Analysis: Form and Meter
Dramatic Monologue, Iambic Tetrameter
"To His Coy Mistress" takes the form of a dramatic monologue, which pretty much means what it sounds like. The speaker of the poem does all the talking, which makes this a monologue, a speech by a single character. But, because he isn’t just talking to himself, but to another fictional character, the mistress, it’s "dramatic" – hence the term "dramatic monologue." Although the reader might identify with the speaker in a dramatic monologue, or even with the silent character addressed, there is always the sense that the reader eavesdrops on an intimate conversation. This sense is heightened in "To His Coy Mistress," because the speaker doesn’t give us any personal or biographical information about himself or the mistress to create separation between the characters and the readers.

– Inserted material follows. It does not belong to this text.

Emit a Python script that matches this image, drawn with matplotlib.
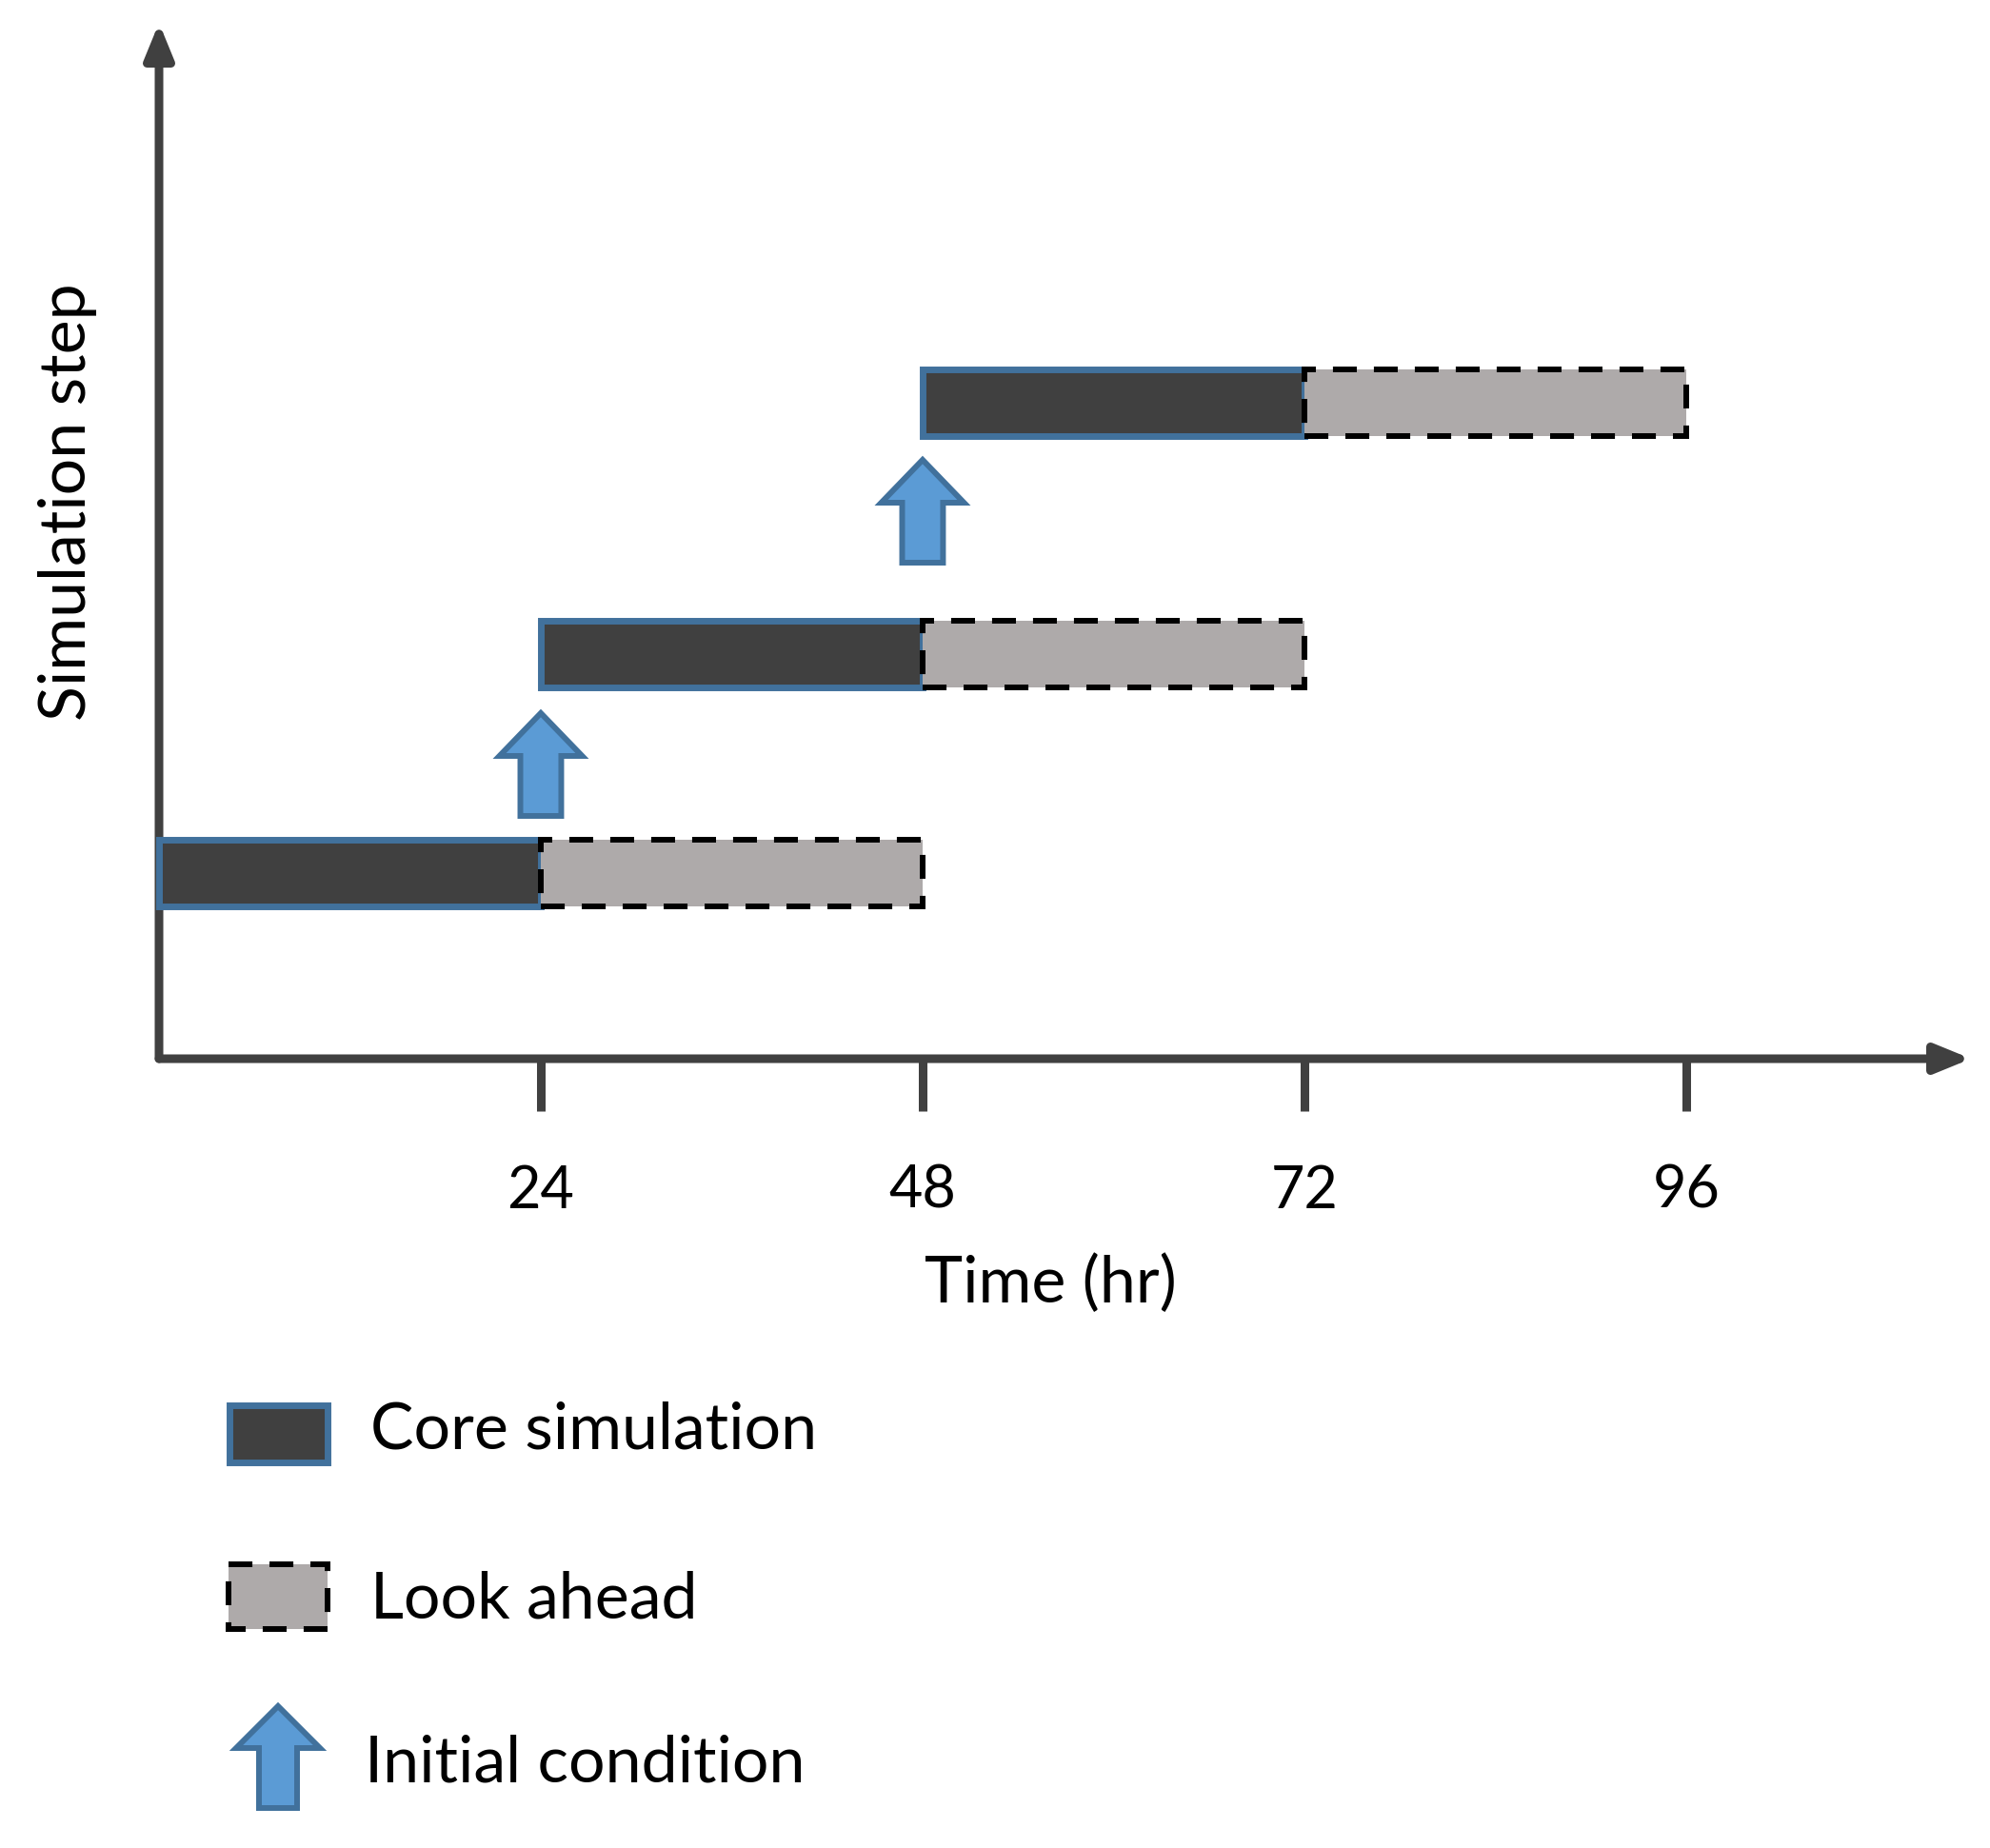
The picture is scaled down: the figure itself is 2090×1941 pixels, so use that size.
import matplotlib.pyplot as plt
from matplotlib.patches import FancyArrow, Rectangle

plt.rcParams['font.family'] = ['Lato', 'DejaVu Sans']

# simulation windows, in hours
core_start = [0, 24, 48]
core_len = [24, 24, 24]
look_len = [24, 24, 24]
# vertical level of each simulation step (arbitrary units)
step_level = [1.945, 4.255, 6.89]

# initial condition hand-over arrows
ic_time = [24, 48]
ic_base = [2.55, 5.21]
ic_len = 1.08

hour_ticks = [24, 48, 72, 96]
tick_labels = ['24', '48', '72', '96']
legend_labels = ['Core simulation', 'Look ahead', 'Initial condition']

core_fill = '#404040'
core_edge = '#41719C'
look_fill = '#AEAAAA'
arrow_fill = '#5B9BD5'
axis_col = '#404040'
dash = (0, (4.2, 3.0))

W, H = 2090, 1941
fig = plt.figure(figsize=(W / 100, H / 100), dpi=100)
ax = fig.add_axes([167 / W, 1 - 1112 / H, 1903 / W, 1088 / H])
ax.set_xlim(0, 113.9)
ax.set_ylim(0, 10.88)
for s in ax.spines.values():
    s.set_visible(False)

# bars: core first, look ahead on top so its dashed edge shows
look_start = [s + l for s, l in zip(core_start, core_len)]
core = ax.barh(step_level, core_len, left=core_start, height=0.70,
               color=core_fill, edgecolor=core_edge, linewidth=5, zorder=2)
look = ax.barh(step_level, look_len, left=look_start, height=0.70,
               color=look_fill, edgecolor='black', linewidth=4.3, linestyle=dash,
               zorder=2)
for p in list(core) + list(look):
    p.set_clip_on(False)

# initial condition arrows
for t, b in zip(ic_time, ic_base):
    ax.add_patch(FancyArrow(t, b, 0, ic_len, width=2.57, head_width=5.2,
                            head_length=0.45, length_includes_head=True,
                            fc=arrow_fill, ec=core_edge, lw=4.3, clip_on=False,
                            zorder=2))

# axis lines with arrow heads, kept under the bars
aprops = dict(arrowstyle='-|>,head_length=22,head_width=9', mutation_scale=1,
              lw=6.5, color=axis_col, shrinkA=0, shrinkB=0)
ax.annotate('', xy=(1, 0), xytext=(0, 0), xycoords='axes fraction',
            arrowprops=aprops, annotation_clip=False, zorder=1)
ax.annotate('', xy=(0, 1), xytext=(0, 0), xycoords='axes fraction',
            arrowprops=aprops, annotation_clip=False, zorder=1)

ax.set_xticks(hour_ticks, tick_labels)
ax.set_yticks([])
ax.tick_params(axis='x', direction='out', length=39.6, width=6.5,
               color=axis_col, labelsize=44, pad=40)

fig.text(1103 / W, 1 - 1368 / H, 'Time (hr)', ha='center', va='baseline', fontsize=49)
fig.text(71 / W, 1 - 527 / H, 'Simulation step', ha='center', va='center',
         rotation=90, fontsize=49)

# legend drawn in pixel coordinates
lg = fig.add_axes([0, 0, 1, 1])
lg.set_xlim(0, W)
lg.set_ylim(H, 0)
lg.axis('off')
lg.add_patch(Rectangle((240.5, 1475.5), 103, 60, fc=core_fill, ec=core_edge, lw=5))
lg.add_patch(Rectangle((240, 1643), 104, 68, fc=look_fill, ec='black', lw=4.3, ls=dash))
lg.add_patch(FancyArrow(292, 1899, 0, -107, width=40, head_width=88, head_length=44,
                        length_includes_head=True, fc=arrow_fill, ec=core_edge, lw=4.3))
for lab, x, y in zip(legend_labels, [389, 389, 383], [1522, 1700, 1872]):
    lg.text(x, y, lab, ha='left', va='baseline', fontsize=49)

fig.savefig('out.png', dpi=100, facecolor='white')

The poem’s meter is "iambic tetrameter." Don’t let the fancy name scare you away. It’s not complicated. Even Dr. Seuss uses it, as in these lines from Green Eggs and Ham:
I would not like them here or there.
I would not like them anywhere.
I do not like green eggs and ham.
I do not like them Sam I Am.
You can think of an "iamb" as a unit of poetry consisting of two syllables. This unit is also called a "foot." In iambic tetrameter each line has four (tetra) such feet, or eight syllables in total. Pick a line from your poem to test it. If you read the poem aloud, or listen to it in your head (in a normal speaking voice, of course) you will see that in each foot, or iamb, or pair of syllables, one syllable is stressed, while the other is not. Notice also that the poem has forty-six lines, or twenty-three pairs of lines. We call these pairs "couplets," and, in the case of "To His Coy Mistress," the two lines that make up each couplet rhyme with each other.